А когда доктор Шеппард позвонил мне в контору, я уже почти не сомневался. Он попросил меня зайти к нему по пути домой. Мои подозрения превратились в уверенность, как только я узнал, что Дженни там не будет. Значит, у Дженни не может быть детей.
Однако не стоит отчаиваться раньше времени — возможно, приговор не окончательный. Ведь доктор говорил что-то насчет хирургического вмешательства и так далее. Но сосредоточиться на работе я больше не мог, поэтому глупо было дожидаться пяти часов. Я позвонил Шеппарду и спросил, не примет ли он меня сразу после обеда. Он согласился.
— Итак, вы выяснили, кто виноват? — спросил я напрямую.
— Я бы не употреблял слово «виноват», Оливер, — ответил доктор Шеппард.
— Ну, хорошо, скажем иначе — у кого из нас нарушены функции?
— У Дженни.
Я был более или менее готов к этому, но безнадежность, прозвучавшая в словах доктора, все-таки ошеломила меня. Он больше ничего не добавил, и я решил, что он ждет от меня какого-нибудь заявления.
— Ладно, значит, дети у нас будут приемные. Ведь главное, это что мы любим друг друга, так ведь?
И тогда он сказал мне:
— Оливер, проблема гораздо серьезнее. Дженни очень больна.
— Что значит «очень больна»?
— Она умирает.
— Это невозможно, — сказал я.
Я ждал, что доктор скажет, что все это черный юмор.
— Она умирает, Оливер, — повторил он. — Мне очень жаль, но я должен это вам сказать.
Я настаивал, что произошла какая-то ошибка — может быть, эта идиотка-сестра опять что-то напутала, дала ему не тот рентгеновский снимок или еще что-нибудь. Он ответил со всем сочувствием, на какое был способен, что анализ крови был повторен трижды. Диагноз не вызывает сомнений. Теперь он направит нас — Дженни — к гематологу. Собственно, он посоветовал бы…
Я прервал его взмахом руки. Мне нужна была минута тишины. Просто тишины, чтобы осознать. Потом я подумал о другом.
— Что вы сказали Дженни, доктор?
— Что у вас обоих все в порядке.
— Она поверила?
— Думаю, да.
— Когда нам придется сказать ей правду?
— Сейчас это зависит от вас.
От меня! Господи, да от меня сейчас даже дыхание не зависело.

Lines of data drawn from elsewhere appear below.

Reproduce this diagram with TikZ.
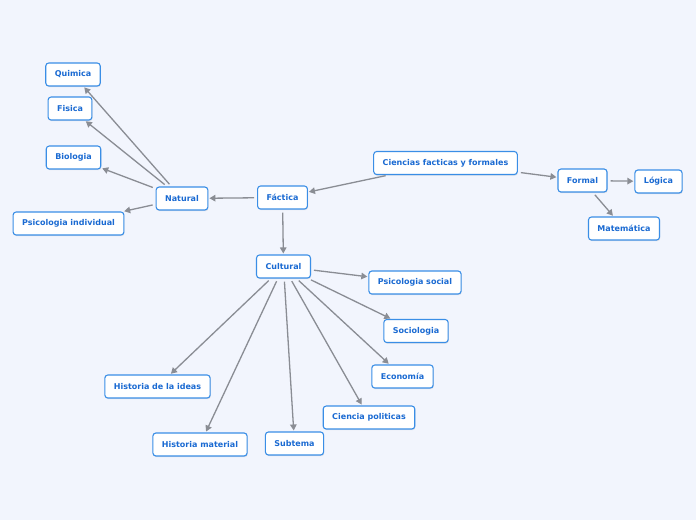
\documentclass[tikz,border=0pt]{standalone}
\usepackage{fontspec}
\setmainfont{DejaVu Sans}
\usetikzlibrary{arrows.meta,shadows}
\definecolor{bg}{HTML}{F2F5FD}
\definecolor{boxline}{HTML}{3A8EE6}
\definecolor{boxtext}{HTML}{1A6AD2}
\definecolor{link}{HTML}{8A8D94}
\begin{document}
\begin{tikzpicture}[x=1pt, y=-1pt,
  every node/.style={rectangle, rounded corners=3pt, draw=boxline, line width=1.1pt, fill=white,
    text=boxtext, font=\fontsize{8}{9}\selectfont\bfseries, minimum height=23pt, inner xsep=9pt,
    drop shadow={opacity=0.18, shadow xshift=0.6pt, shadow yshift=-1.2pt}},
  edge/.style={draw=link, line width=1.3pt, -{Triangle[length=6pt,width=6.5pt]}, shorten >=1pt, shorten <=3pt}]
\fill[bg] (0,0) rectangle (696,520);
\useasboundingbox (0,0) rectangle (696,520);
% Root and the formal side
\node (C) at (445.5,163) {Ciencias facticas y formales};
\node (F) at (582.5,180.5) {Formal};
\node (L) at (658.5,181.5) {Lógica};
\node (M) at (624,228.5) {Matemática};
% Factual side
\node (Fa) at (282.5,197.5) {Fáctica};
\node (N) at (182,198.5) {Natural};
\node (Cu) at (283.5,266.5) {Cultural};
% Natural sciences
\node (Q) at (73,74.5) {Quimica};
\node (Fi) at (70,108.5) {Fisica};
\node (B) at (73.5,157.5) {Biologia};
\node (Pi) at (68.5,223.5) {Psicologia individual};
% Cultural sciences
\node (Ps) at (415,282.5) {Psicologia social};
\node (S) at (416,331) {Sociologia};
\node (E) at (402.5,376.5) {Economía};
\node (Cp) at (369,417.5) {Ciencia politicas};
\node (Su) at (294.5,443.5) {Subtema};
\node (Hm) at (200,444.5) {Historia material};
\node (Hi) at (157.5,386.5) {Historia de la ideas};
% All edges
\draw[edge] (C) -- (Fa);
\draw[edge] (C) -- (F);
\foreach \v in {L, M}
    \draw[edge] (F) -- (\v);
\foreach \v in {N, Cu}
    \draw[edge] (Fa) -- (\v);
\foreach \v in {Q, Fi, B, Pi}
    \draw[edge] (N) -- (\v);
\foreach \v in {Ps, S, E, Cp, Su, Hm, Hi}
    \draw[edge] (Cu) -- (\v);
\end{tikzpicture}
\end{document}
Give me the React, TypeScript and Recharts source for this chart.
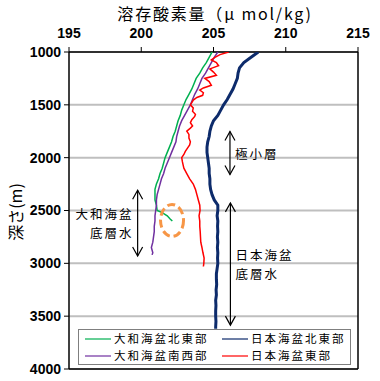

Доктор объяснил, что у медицины есть лишь паллиативные средства для лечения той формы лейкемии, что была у Дженни. Они могут облегчить болезнь, замедлить ее — но не остановить. Поэтому сейчас решение зависело от меня. Терапию можно на время отложить.
В эту минуту я думал лишь об одном — как все это чудовищно гнусно.
— Но ей только двадцать четыре года, — крикнул я. Доктор терпеливо кивнул. Он не хуже меня знал возраст Дженни, однако понимал, каково мне сейчас. Потом до меня дошло, что я не могу просидеть в кабинете у этого человека всю жизнь. Я спросил его, что делать дальше. В смысле, как мне себя вести? Он посоветовал вести себя как обычно, словно ничего не случилось. Как можно дольше. Я поблагодарил его и вышел на улицу.
Как обычно. Словно ничего не случилось.
Как обычно?!
18
Я стал думать о Боге.
В сознание начала закрадываться мысль о некоем Высшем Существе, обитающем где-то вовне. Не потому, что мне хотелось врезать ему по морде, избить до полусмерти за то, что он собирался сделать со мной — то есть с Дженни. Мои религиозные чувства были совсем иные. В том смысле, что, просыпаясь по утрам, я видел рядом Дженни. По-прежнему рядом. И неловко, даже стыдно сказать, но я надеялся, что где-то есть Бог, которого я мог поблагодарить. Благодарю тебя, Господи, за то, что, просыпаясь, я вижу рядом Дженни.
Я изо всех сил старался вести себя как обычно, по-, этому, конечно, позволял ей готовить завтраки и так далее.
— Сегодня увидишься со Страттоном? — спросила она, когда я доедал вторую тарелку хлопьев.
— С кем? — не понял я.
— С Рэймондом Страттоном, — повторила она. — С твоим лучшим другом, бывшим соседом по комнате.